Thirty-three years ago this week children who survived a bizarre kidnapping and bombing at the Cokeville Elementary School returned to their classes to finish the school year.
A troubled former Cokeville town marshal, David Young, instigated a standoff after he had been fired from his post. He had left Lincoln County for Arizona but returned to the town with accomplices to carry out an apocalyptic vision.
His plan was to hold the school children captive, demand ransom money, then blow the school up, according to a summary by the Wyoming State Historical Association. The explosion would transport money, children himself and his wife Doris to a “Brave New World.”
But his devious plans quickly unraveled that day — May 16, 1986. The gasoline bomb attached to Doris exploded prematurely causing Young to shoot and kill her before turning the gun on himself. All 154 hostages escaped but several children were burned.
Then Casper Star Tribune photographer Bill Willcox got the assignment to document the children’s return to school the following week.
“Several people indicated they weren’t wild about the media attention,” said Willcox, who was in the scrum of reporters, photographers and videographers that converged on the town of 500. “They just wanted to get on with their lives.”

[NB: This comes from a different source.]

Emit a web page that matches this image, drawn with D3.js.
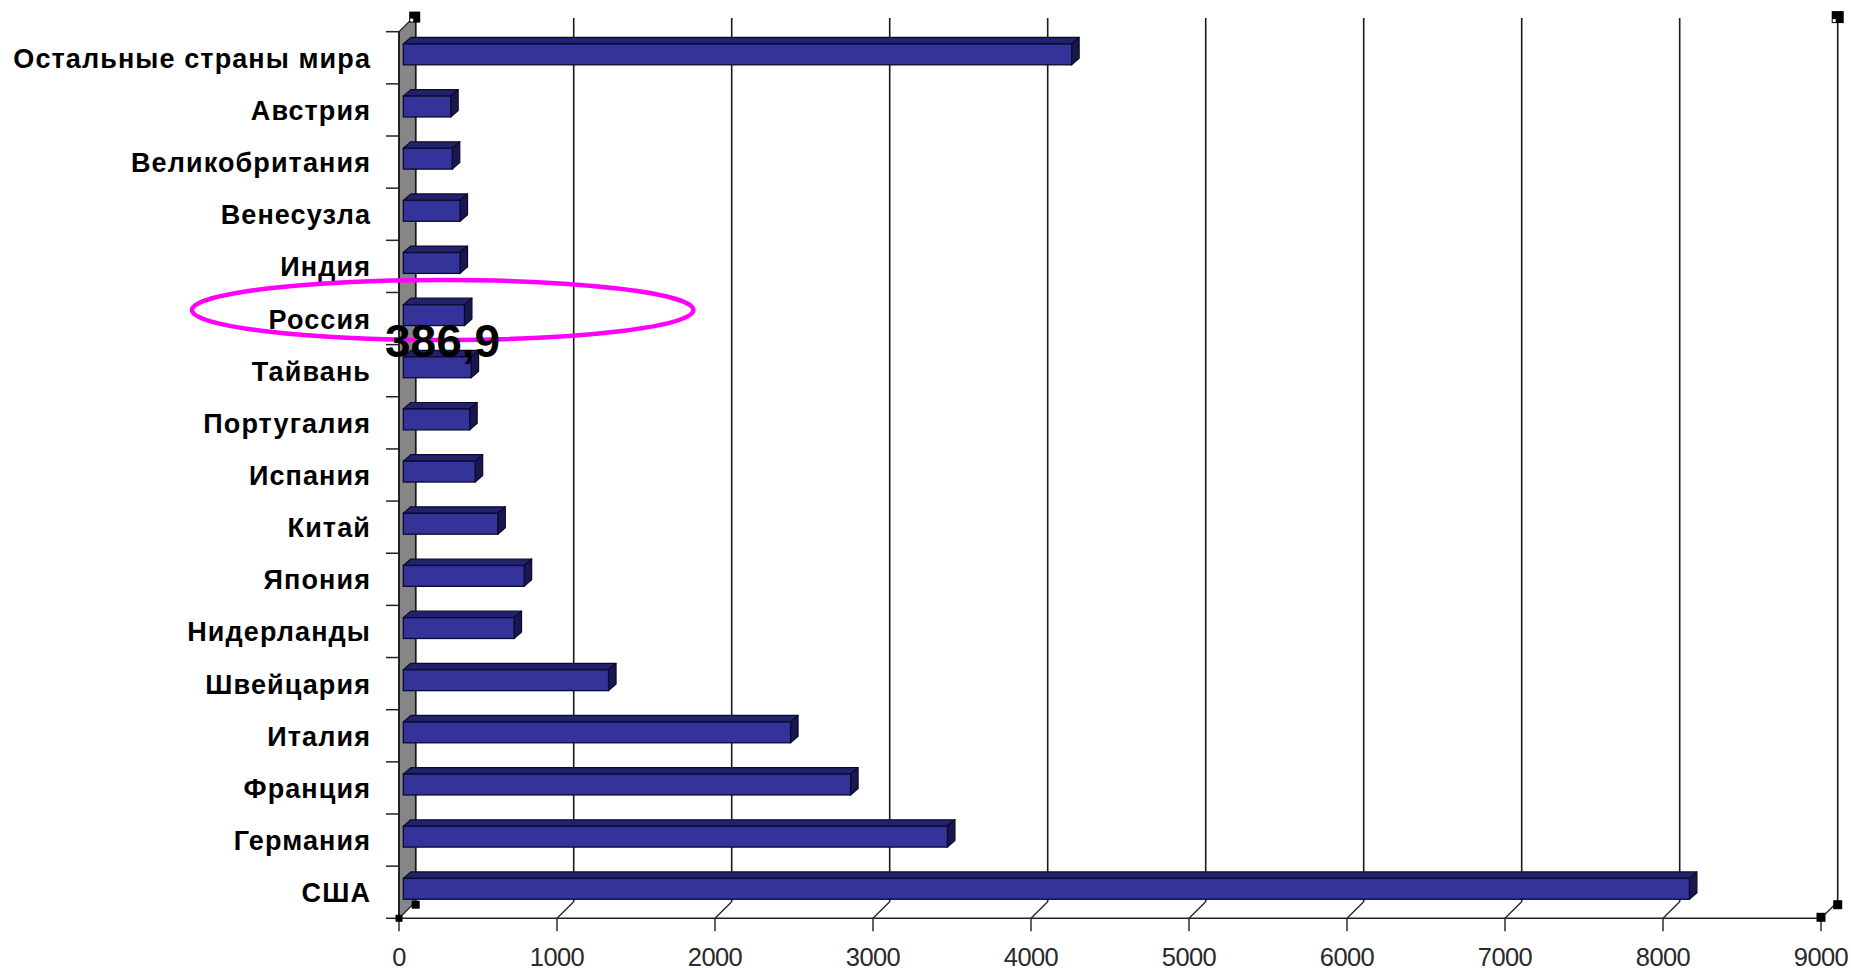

“I saw it across the classroom,” Willcox said of the scene of George Moore carrying his bandaged son Jeremiah. “I just like the strong emotion between the father and son.”
Willcox recently retired from decades in journalism, but many of his photographs remain icons in the communities where he worked. They reveal an instinct for empathy with his subjects, despite Willcox’s insistence that the Cokeville photograph “just fell into my lap.”